Obituary: Peter Eckersley


In 1998, the president of the Melbourne University Student Union, Shelley Marshall, selected two students to represent student interests in the university's strategic decision making bodies.

Peter Eckersley and I.

Shelley's strengths are in the social sciences rather than computing so she was making this decision based on feedback from the wider community. She was not affiliated with the political groups where Peter and I found support. Somehow she put aside the day-to-day machinations of student politics and appointed these positions on merit alone. History has proven her choices to be correct.

This created a situation where Peter and I were both rivals and collaborators. Despite the murky nature of student politics and the fact that our association would subsequently become the biggest ever bankruptcy of a non-profit student association, I couldn't find fault with him.

In September of 1998, when student elections came around, we faced the most unusual situation. Melbourne University Student Union had the privilege of electing seven delegates to the National Union of Students. Out of those seven seats, six candidates won a quota. After many other candidates were eliminated, three candidates remained: Jacob Varghese, Peter Eckersley and I in a preference battle.

Jacob was the smoothest political operator of our generation. He took that seat and a few weeks later became president of the NUS too. Today, Jacob is CEO of Australia's most respected plaintiff law firm, Maurice Blackburn. The fact that two students from engineering and computer science, Peter and I, came within striking distance of this hot-shot law student is incredible in itself. Had Peter and I collaborated (think John Nash, game theory), we might have had the last word.

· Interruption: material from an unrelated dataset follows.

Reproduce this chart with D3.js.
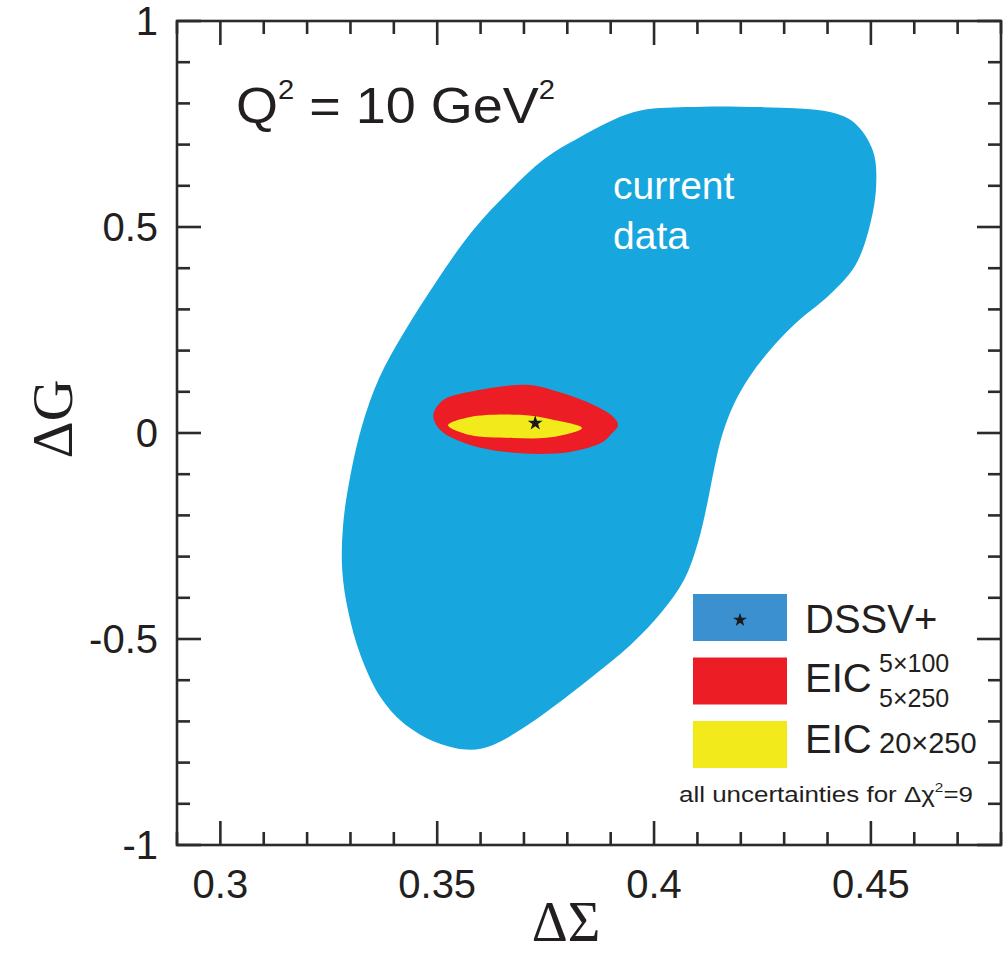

For a while, Peter was affiliated with the Australian Democrats. They were the third party in Australian politics. Democrat supporters had a reputation for being principled people who refused to associate with the two mainstream political parties. Principles were thrown out the window when the Democrat party imploded.

Peter and I both left Australia at different times and in different directions.

Peter's achievements with Lets Encrypt are legendary and I can't add anything to what others at EFF have already written.

The last photo I have with Peter is from DebConf15 in Heidelberg, Germany. In the same photo are some of the animals who attacked my family at the time my father died.

Some of Peter's last papers concern the role of Artificial Intelligence in military applications. Peter was right to worry about that, the world first autonomous drone was developed right down the corridor in the CS labs. University of Melbourne isn't mentioned in the paper and I didn't see Peter's name on it. But it was 1999 and the world was going to end anyway.

RIP Peter Eckersley

This is the photo from DebConf15

Peter Eckersley, Daniel Pocock, DebConf15, Heidelberg

Student paper links world-first autonomous drone to Melbourne Uni CS lab

Click the paper to see how this project progressed after the students graduated. Could this be what Peter was warning us about in his paper about Google and military AI?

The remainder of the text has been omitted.